Alex came to Ireland from a children’s home in Russia at age 2½. He had already been moved several times in his short life – from his birth mother into state care in a children’s home and was then transferred to two more children’s homes before his parents adopted him.

“The effect of all that was that he was only beginning to understand what intimate relationships were when he came home to Ireland,” says Christine Hennessey of Barnardos.

The service first saw Alex at age seven, when his parents sought help for his challenging behaviour. He was both very emotionally immature and prematurely independent.

Alex wanted to control his environment and parents because he had nobody to guide his actions for a time in early childhood, explains Hennessey. “He was unable to manage anger, frustration and quick to have meltdowns.”

He was also highly anxious and feared people would break into the house and take him away. Separation anxiety is quite normal, “as the vast majority of adopted children don’t take it for granted that their parents will return when they go away”.

Not surprisingly, Alex was having issues at school and that’s why Barnardos works with teachers to promote understanding of how early attachment issues affect children, not just in primary school but are likely to resurface in teenage years. They may feel under pressure to move away from their parents, as their peers do naturally at that stage, yet these children’s emotional age continues to be out of step with their chronological age.

The work Barnardos did with Alex’s parents included showing them out to play early childhood games such as “peek a boo” and “hide and seek” that he had missed out on.

“You can’t skip these key emotional stages – they must be made up,” says Hennessey. Another issue was that both Alex’s parents were working full-time but emotional availability is key in raising children with early trauma.

“If it is possible for one of the parents to be present for most of the time, the child will make progress much faster – or failing that, a single minder rather than a creche or group situation,” she explains. The child may appear to take to group care, as that is what they are used to, but they won’t make any progress.

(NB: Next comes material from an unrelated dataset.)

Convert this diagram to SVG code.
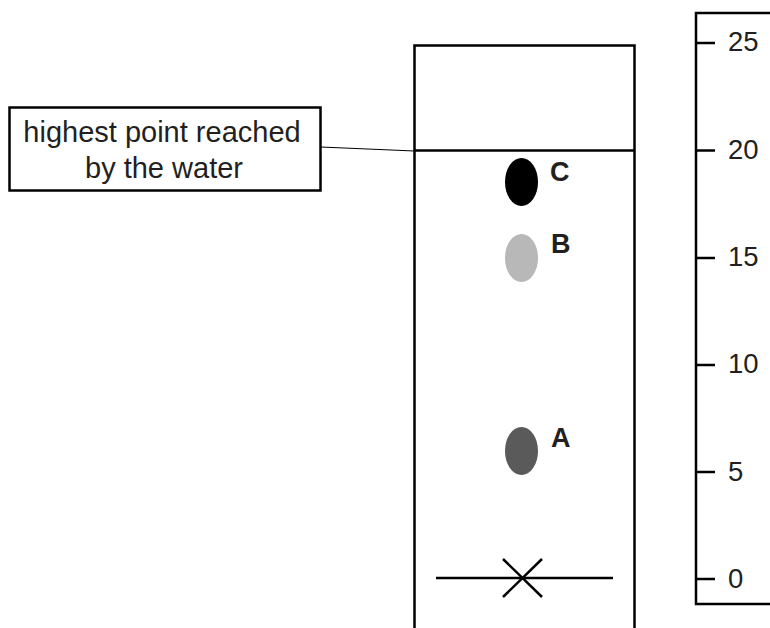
<svg xmlns="http://www.w3.org/2000/svg" width="770" height="628" viewBox="0 0 770 628">
<style>
.ln{stroke:#000;fill:none;stroke-width:2.5}
.thin{stroke:#000;fill:none;stroke-width:1.2}
.lbl{font-family:"Liberation Sans",Arial,sans-serif;font-size:29px;fill:#231f20}
.num{font-family:"Liberation Sans",Arial,sans-serif;font-size:27.5px;fill:#231f20}
.spot{font-family:"Liberation Sans",Arial,sans-serif;font-size:27px;font-weight:bold;fill:#231f20}
</style>
<rect width="770" height="628" fill="#fff"/>
<g id="paper">
<path class="ln" d="M414.5,628 V45.5 H634.5 V628"/>
<line class="ln" x1="414.5" y1="150.5" x2="634.5" y2="150.5"/>
</g>
<g id="label-box">
<rect class="ln" x="9.5" y="107.5" width="311" height="83"/>
<text class="lbl" x="162" y="141.5" text-anchor="middle">highest point reached</text>
<text class="lbl" x="164" y="177.5" text-anchor="middle">by the water</text>
</g>
<g id="spot-C">
<ellipse cx="521.5" cy="182" rx="16.5" ry="24" fill="#000"/>
<text class="spot" x="550" y="181">C</text>
</g>
<g id="spot-B">
<ellipse cx="521.5" cy="258" rx="16.5" ry="24" fill="#b8b8b8"/>
<text class="spot" x="551" y="253">B</text>
</g>
<g id="spot-A">
<ellipse cx="521.5" cy="451" rx="16.5" ry="24" fill="#5a5a5a"/>
<text class="spot" x="551" y="447">A</text>
</g>
<g id="origin">
<line class="ln" x1="436" y1="578" x2="613" y2="578"/>
<line class="ln" x1="503" y1="559" x2="542" y2="597"/>
<line class="ln" x1="503" y1="597" x2="542" y2="559"/>
</g>
<g id="ruler">
<path class="ln" d="M770,13 H696 V604 H770"/>
<line class="ln" x1="696" y1="43" x2="715" y2="43"/>
<line class="ln" x1="696" y1="150.5" x2="715" y2="150.5"/>
<line class="ln" x1="696" y1="258" x2="715" y2="258"/>
<line class="ln" x1="696" y1="365" x2="715" y2="365"/>
<line class="ln" x1="696" y1="472" x2="715" y2="472"/>
<line class="ln" x1="696" y1="579" x2="715" y2="579"/>
<text class="num" x="728" y="51">25</text>
<text class="num" x="728" y="159">20</text>
<text class="num" x="728" y="266">15</text>
<text class="num" x="728" y="373">10</text>
<text class="num" x="728" y="481">5</text>
<text class="num" x="728" y="588">0</text>
</g>
<g id="connectors">
<line class="thin" x1="320.5" y1="147" x2="414.5" y2="151"/>
</g>
</svg>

Alex’s parents were also advised to reduce the stimulation in his life and not have too many outings to places such as busy playgrounds.

“He found them very stimulating and his behaviour afterwards would escalate.” Instead, routines needed to be increased so he knew what to expect.

Alex’s mother had recalled how she moved the furniture around one day while he was at school and when he returned he had a meltdown. “He needed sameness and predictability.”

While therapeutic parenting helps, it is still very difficult to shift emotional immaturity and there’s “no quick fix”, warns Hennessey. Delaying access to internet-enabled phones as long as possible is advised because they are very vulnerable to bullying, and it’s also recommended that parents are careful to limit screen time.

“Children like Alex get pulled into the fantasy world and they find it very difficult to tell the difference between fantasy and reality.”

They may also dislike team sports – where they could be picked or left out of a team. “For a child who is very vulnerable to rejection, that is quite a challenge, in addition to the high stimulus of the environment.

Swimming or yoga with parents is recommended, while an activity such as adult-led Scouts can be fantastic “It is the ‘just go and play in the playground’ thing that these children really struggle with.”

Interaction with animals is also excellent, such as horse-riding, and ownership of a pet, adds Hennessey.

“It’s like there is something in their hands that is more vulnerable than them and it really helps them understand what love and attachment means and it encourages them to talk about feelings.”